Newton is a reality check. The movie does not feel the need to end on a positive note, it offers you no hope, no satisfaction, no condolences. It is the bitter pill that you have learned to swallow for decades, but are only seeing on screen now.


The law of the land differs in leaps and bounds between Newton's little town and little house that often loses electricity, where his parents try to get him to marry an under-age girl, and the jungles where all that the villagers want is to be left alone by both the army and the Maoists.


The law and rules of one does not define the other, when it ideally should. The only law that stands is perhaps gravity, because if shot, the dead will fall. Newton tries to make all rules work, Malko tells him that it won't happen overnight, sorry.


In the whole battle between the Centre and the insurgents, the villagers are collateral. There is a bit of a narrative that has a woman chasing a chicken around the village as the army rounds up people with voter ID cards. She proceeds to kill the chicken, cook it and then two pots are shown being carried to the voting booth where every sits for lunch. “Laal Salad,” says Aatma Singh. The irony could not be more perfect.


In this theatre of the absurd, played out between the CRPF and the Maoists, the villagers are devoured as journalists come and go, chatting over chai and biscuits once the cameras are put down (There is a blink and miss appearance by Mayank Tewari). The real grit and angst never breaks the fourth wall. We, ensconced in our indifference on this side of the screen, won't ever know what it is like.


The foreign journalist asks a villager if he has been forced to come and vote – he stares listlessly at the men with the guns in their hand. There is no fear on his face, there is just bitter, wordless resignation.

“We actors are the opposite of people”

The script sneaks in brilliantly with a nice ebb and flow. The actors hold their own and keep up with it as well. Pankaj Tripathi stands out with his performance, with his shrugs and smirks conveying more than whole sentences could.


Anjali Patil is brilliant as Malko. Her face is the perfect portrait of a pain-hardened past, one that comes out in words when she tells a dejected Newton that they have grown up witnessing such 'absurdity' every day.


Anjali Patil is brilliant as Malko. Her face is the perfect portrait of a pain-hardened past, one that comes out in words when she tells a dejected Newton that they have grown up witnessing such 'absurdity' every day.

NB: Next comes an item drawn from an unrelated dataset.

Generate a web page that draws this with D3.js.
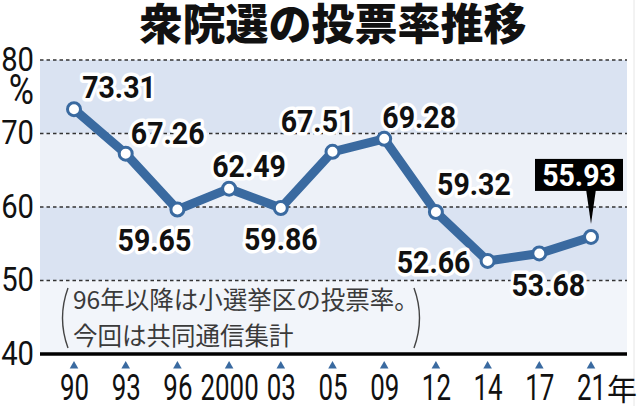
<!DOCTYPE html>
<html>
<head>
<meta charset="utf-8">
<script src="https://cdn.jsdelivr.net/npm/d3@7"></script>
<style>
  body { margin: 0; background: #fff; }
  svg { display: block; }
</style>
</head>
<body>
<svg id="chart" width="640" height="406"></svg>
<script>
const years = ['90', '93', '96', '2000', '03', '05', '09', '12', '14', '17', '21']
const turnout = [73.31, 67.26, 59.65, 62.49, 59.86, 67.51, 69.28, 59.32, 52.66, 53.68, 55.93]
const yTicks = [40, 50, 60, 70, 80]
const title = '衆院選の投票率推移'
const noteLines = ['96年以降は小選挙区の投票率。', '今回は共同通信集計']

// label placement relative to each point (layout only)
const labelOffset = [
  [45, -22], [42, -21], [-23, 30], [20, -23], [0, 31], [-15, -31],
  [35, -22], [38, -28], [-54, 1], [9, 31], [-12, -62]
]

const blue = '#3a6aa0'
const svg = d3.select('#chart')

const x = d3.scalePoint()
  .domain(years)
  .range([74, 591])

const y = d3.scaleLinear()
  .domain([40, 80])
  .range([354, 60])

const left = 40
const right = 627

// faint frame line on the right
svg.append('line')
  .attr('x1', 634)
  .attr('x2', 634)
  .attr('y1', 0)
  .attr('y2', 406)
  .attr('stroke', '#e6e6e6')
  .attr('stroke-width', 1)

// background bands
const bands = [[70, 80, '#dae3f2'], [60, 70, '#edf1f8'], [50, 60, '#dae3f2'], [40, 50, '#f2f5fa']]
svg.append('g')
  .selectAll('rect')
  .data(bands)
  .enter()
  .append('rect')
  .attr('x', left)
  .attr('width', right - left)
  .attr('y', d => y(d[1]))
  .attr('height', d => y(d[0]) - y(d[1]))
  .attr('fill', d => d[2])

// dashed grid
svg.append('g')
  .selectAll('line')
  .data(yTicks.filter(t => t > 40))
  .enter()
  .append('line')
  .attr('x1', left)
  .attr('x2', right)
  .attr('y1', d => y(d))
  .attr('y2', d => y(d))
  .attr('stroke', '#333')
  .attr('stroke-width', 1.4)
  .attr('stroke-dasharray', '3.5,3')

// base line
svg.append('line')
  .attr('x1', left)
  .attr('x2', right)
  .attr('y1', y(40))
  .attr('y2', y(40))
  .attr('stroke', '#000')
  .attr('stroke-width', 3.5)

// title
svg.append('text')
  .text(title)
  .attr('x', 333)
  .attr('y', 40)
  .attr('text-anchor', 'middle')
  .attr('font-family', '"Noto Sans CJK JP"')
  .attr('font-weight', 900)
  .attr('font-size', 43)
  .attr('fill', '#111')

// y axis
const leftAxis = d3.axisLeft(y)
  .tickValues(yTicks)
  .tickSize(0)
  .tickPadding(0)

const yAxisG = svg.append('g')
  .attr('transform', 'translate(34, 0)')
  .call(leftAxis)
yAxisG.select('.domain').remove()
yAxisG.selectAll('text')
  .attr('font-family', 'Roboto')
  .attr('font-size', 34)
  .attr('fill', '#111')
  .attr('dy', '0.3em')
  .attr('transform', 'scale(0.86,1)')

svg.append('text')
  .text('%')
  .attr('text-anchor', 'end')
  .attr('transform', 'translate(34, 89) scale(0.8,1)')
  .attr('dy', '0.35em')
  .attr('font-family', 'Roboto')
  .attr('font-size', 43)
  .attr('fill', '#111')

// x axis
const bottomAxis = d3.axisBottom(x)
  .tickSize(0)
  .tickPadding(0)

const xAxisG = svg.append('g')
  .attr('transform', 'translate(0, 400)')
  .call(bottomAxis)
xAxisG.select('.domain').remove()
xAxisG.selectAll('text')
  .attr('y', 0)
  .attr('dy', 0)
  .attr('font-family', 'Roboto')
  .attr('font-size', 37)
  .attr('fill', '#111')
  .attr('transform', 'scale(0.7,1)')

svg.append('text')
  .text('年')
  .attr('x', x('21') + 16)
  .attr('y', 400)
  .attr('font-family', '"Noto Sans CJK JP"')
  .attr('font-size', 30)
  .attr('fill', '#111')

// tick triangles
svg.append('g')
  .selectAll('path')
  .data(years)
  .enter()
  .append('path')
  .attr('d', d3.symbol(d3.symbolTriangle, 32))
  .attr('transform', d => `translate(${x(d)}, 366)`)
  .attr('fill', blue)

// note
svg.append('g')
  .selectAll('text')
  .data(noteLines)
  .enter()
  .append('text')
  .text(d => d)
  .attr('x', 73)
  .attr('y', (d, i) => 309 + i * 36)
  .attr('font-family', '"Noto Sans CJK JP"')
  .attr('font-size', 24.5)
  .attr('fill', '#3a3a3a')

svg.append('path')
  .attr('d', 'M68,288 Q57,318 68,348')
  .attr('fill', 'none')
  .attr('stroke', '#444')
  .attr('stroke-width', 1.4)
svg.append('path')
  .attr('d', 'M414,288 Q425,318 414,348')
  .attr('fill', 'none')
  .attr('stroke', '#444')
  .attr('stroke-width', 1.4)

// line
const points = years.map((yr, i) => ({ year: yr, value: turnout[i], off: labelOffset[i] }))

const line = d3.line()
  .x(d => x(d.year))
  .y(d => y(d.value))

svg.append('path')
  .datum(points)
  .attr('d', line)
  .attr('fill', 'none')
  .attr('stroke', blue)
  .attr('stroke-width', 9)
  .attr('stroke-linejoin', 'round')

svg.append('g')
  .selectAll('circle')
  .data(points)
  .enter()
  .append('circle')
  .attr('cx', d => x(d.year))
  .attr('cy', d => y(d.value))
  .attr('r', 6.5)
  .attr('fill', '#fff')
  .attr('stroke', blue)
  .attr('stroke-width', 3)

// value labels
const last = points[points.length - 1]
const normal = points.slice(0, -1)

svg.append('g')
  .selectAll('text')
  .data(normal)
  .enter()
  .append('text')
  .text(d => d.value.toFixed(2))
  .attr('text-anchor', 'middle')
  .attr('dy', '0.36em')
  .attr('transform', d => `translate(${x(d.year) + d.off[0]}, ${y(d.value) + d.off[1]}) scale(0.92,1)`)
  .attr('font-family', 'Roboto')
  .attr('font-weight', 700)
  .attr('font-size', 31)
  .attr('fill', '#111')
  .attr('stroke', '#fff')
  .attr('stroke-width', 7)
  .attr('stroke-linejoin', 'round')
  .attr('paint-order', 'stroke')

// callout for latest value
const cx = x(last.year)
const cy = y(last.value)
const bx = cx + last.off[0]
const by = cy + last.off[1]
const callout = svg.append('g')

callout.append('path')
  .attr('d', `M${cx - 5},${by + 14} L${cx + 5},${by + 14} L${cx},${cy - 13} Z`)
  .attr('fill', '#000')

callout.append('rect')
  .attr('x', bx - 44)
  .attr('y', by - 16)
  .attr('width', 88)
  .attr('height', 32)
  .attr('fill', '#000')

callout.append('text')
  .text(last.value.toFixed(2))
  .attr('text-anchor', 'middle')
  .attr('dy', '0.36em')
  .attr('transform', `translate(${bx}, ${by}) scale(0.92,1)`)
  .attr('font-family', 'Roboto')
  .attr('font-weight', 700)
  .attr('font-size', 31)
  .attr('fill', '#fff')
</script>
</body>
</html>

Raghubir Yadav is the Shakespearean jester who has seen it all, and now has come to accept that life is like this. His anecdotes, especially the story he plans on writing about election officers coming face to face with an army of zombie villagers, are gold.

Rajkummar Rao is perfect as Newton. He handles the role with the perfect restraint. He is that rare breed of actors who know exactly when to reign it in, and when to let it all hang out. He nails the character down to his little quirks and ticks. But, for me, there is something missing in this performance. You appreciate Newton, you want to pat him on the back for being righteous, but you do not feel for him.

His anger at broken rules, and his exasperation at failing does touch your psyche. You desperately wish there was a back story somewhere to be able to understand him better. Everyone else seems to have a back story except him – all you get to know about Newton's past is that he sat for the IAS exams and didn't clear it.

This, however, is not to say that Rajkummar fails. Like his character, he just does his job, you never get to know 'why'.

Should you watch it?

Yes. Absolutely. You'd be an idiot to miss this.